*WHAT IS BEING ASKED:*
Locate the word "this" in the data below, then copy every line that holds it.

*AVAILABLE DATA:*
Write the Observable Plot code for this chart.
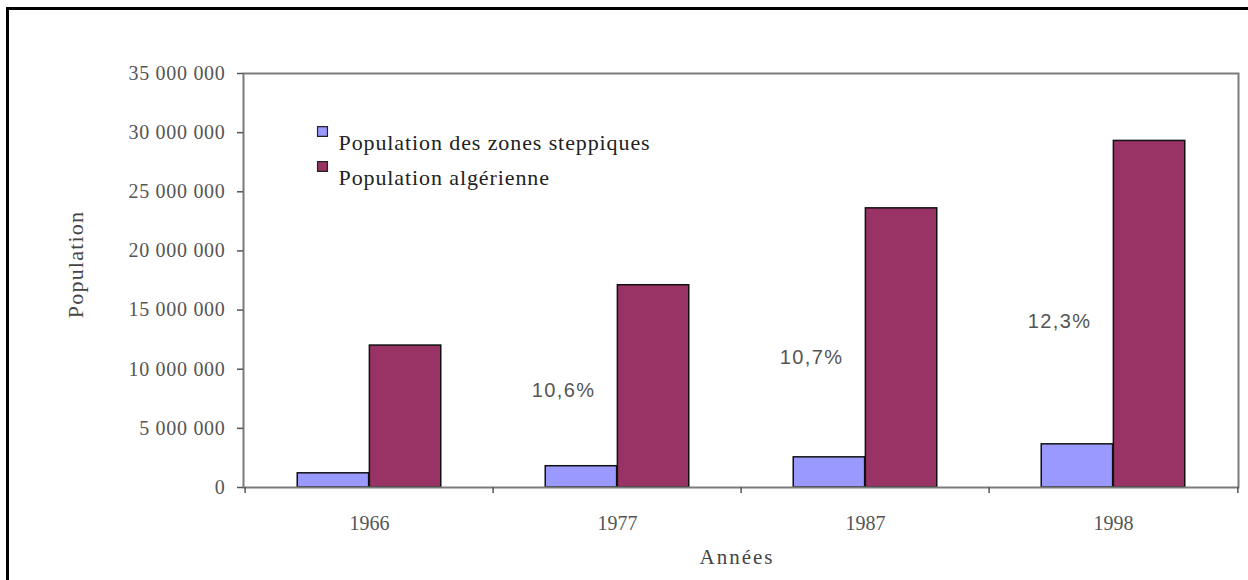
<!DOCTYPE html>
<html>
<head>
<meta charset="utf-8">
<script src="https://cdn.jsdelivr.net/npm/d3@7"></script>
<script src="https://cdn.jsdelivr.net/npm/@observablehq/plot@0.6"></script>
<style>
  html, body { margin: 0; padding: 0; background: #fff; }
  #wrap { position: relative; width: 1248px; height: 580px; overflow: hidden; }
  #border { position: absolute; left: 6px; top: 7px; width: 1300px; height: 700px;
            border-left: 3px solid #000; border-top: 3px solid #000; box-sizing: border-box; }
  #chart { position: absolute; left: 0; top: 0; }
  g[aria-label="y-axis tick label"] text { letter-spacing: 0.7px; }
</style>
</head>
<body>
<div id="wrap"><div id="border"></div><div id="chart"></div></div>
<script>
// ---- data ----
const years = ["1966", "1977", "1987", "1998"];
const steppePop = [1200000, 1800000, 2550000, 3650000];   // Population des zones steppiques
const algeriaPop = [12000000, 17100000, 23600000, 29300000]; // Population algérienne
const seriesNames = ["Population des zones steppiques", "Population algérienne"];
const seriesColors = ["#9999ff", "#993366"];
const pctYears = ["1977", "1987", "1998"];
const pctLabels = ["10,6%", "10,7%", "12,3%"];
const pctLabelY = [8200000, 11000000, 14000000];
const yTicks = [0, 5000000, 10000000, 15000000, 20000000, 25000000, 30000000, 35000000];

// ---- build table ----
const rows = [];
years.forEach((yr, i) => {
  rows.push({year: yr, series: seriesNames[0], value: steppePop[i]});
  rows.push({year: yr, series: seriesNames[1], value: algeriaPop[i]});
});
const pctRows = pctYears.map((yr, i) => ({year: yr, label: pctLabels[i], y: pctLabelY[i]}));

const W = 1248, H = 580;
const mL = 243, mR = 10, mT = 73, mB = 93;
const bw = (W - mL - mR) / years.length;
const barW = bw * 0.29;

const frFmt = d3.formatLocale({decimal: ",", thousands: " ", grouping: [3], currency: ["", " €"]}).format(",d");
const serif = "'Liberation Serif', 'Times New Roman', serif";

const legendMarks = seriesNames.flatMap((name, i) => [
  Plot.dot([name], {
    frameAnchor: "top-left", dx: 79, dy: 58 + i * 35, symbol: "square", r: 5.6,
    fill: seriesColors[i], stroke: "#222", strokeWidth: 1.2
  }),
  Plot.text([name], {
    frameAnchor: "top-left", dx: 95, dy: 61 + i * 35, textAnchor: "start",
    fontSize: 22, fill: "#222", fontFamily: serif
  })
]);

const chart = Plot.plot({
  width: W, height: H,
  marginLeft: mL, marginRight: mR, marginTop: mT, marginBottom: mB,
  style: {fontFamily: serif, background: "transparent"},
  x: {domain: years, padding: 0, axis: null},
  y: {domain: [0, 35000000], axis: null},
  marks: [
    Plot.barY(rows.filter(d => d.series === seriesNames[0]), {
      x: "year", y: "value", fill: seriesColors[0], stroke: "#111", strokeWidth: 1.5,
      insetLeft: bw / 2 - barW, insetRight: bw / 2
    }),
    Plot.barY(rows.filter(d => d.series === seriesNames[1]), {
      x: "year", y: "value", fill: seriesColors[1], stroke: "#111", strokeWidth: 1.5,
      insetLeft: bw / 2, insetRight: bw / 2 - barW
    }),
    Plot.frame({stroke: "#7a7a7a", strokeWidth: 2}),
    Plot.axisY({
      ticks: yTicks, tickFormat: frFmt, tickSize: 6, tickPadding: 12,
      fontSize: 20, fill: "#555", stroke: "#555", strokeWidth: 1.5, label: null
    }),
    Plot.axisX({
      tickSize: 0, tickPadding: 28, fontSize: 20, fill: "#555", label: null
    }),
    Plot.axisX(years, {tickSize: 6, text: null, dx: -bw / 2, stroke: "#555", strokeWidth: 1.5, label: null}),
    Plot.axisX([years[years.length - 1]], {tickSize: 6, text: null, dx: bw / 2, stroke: "#555", strokeWidth: 1.5, label: null}),
    Plot.text(["Population"], {
      frameAnchor: "left", textAnchor: "middle", dx: -168, dy: -16, rotate: -90,
      fontSize: 22, fill: "#444", fontFamily: serif
    }),
    Plot.text(["Années"], {
      frameAnchor: "bottom", dx: -4, dy: 76,
      fontSize: 21, fill: "#444", fontFamily: serif
    }),
    Plot.text(pctRows, {
      x: "year", y: "y", text: "label", dx: -54,
      fontSize: 20, fill: "#555", fontFamily: "'Liberation Sans', Arial, sans-serif"
    }),
    ...legendMarks
  ]
});
// letter spacing to mimic the widely spaced text of the original
const spacing = new Map([
  ...seriesNames.map(s => [s, "0.9px"]),
  ["Population", "1.2px"],
  ["Années", "2px"],
  ...pctLabels.map(s => [s, "1.4px"])
]);
d3.select(chart).selectAll("text").each(function () {
  const t = this.textContent;
  if (spacing.has(t)) this.style.letterSpacing = spacing.get(t);
});
document.getElementById("chart").appendChild(chart);
</script>
</body>
</html>
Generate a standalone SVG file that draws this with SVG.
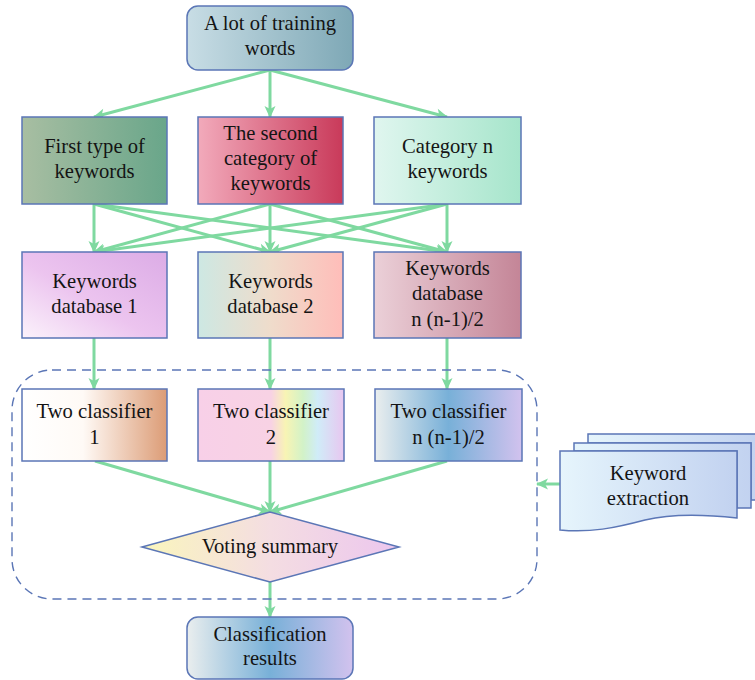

*EXERCISE OUTPUT:*
Write the Observable Plot code for this chart.
  const t = this.textContent;
  if (spacing.has(t)) this.style.letterSpacing = spacing.get(t);
Generate a standalone SVG file that draws this with SVG.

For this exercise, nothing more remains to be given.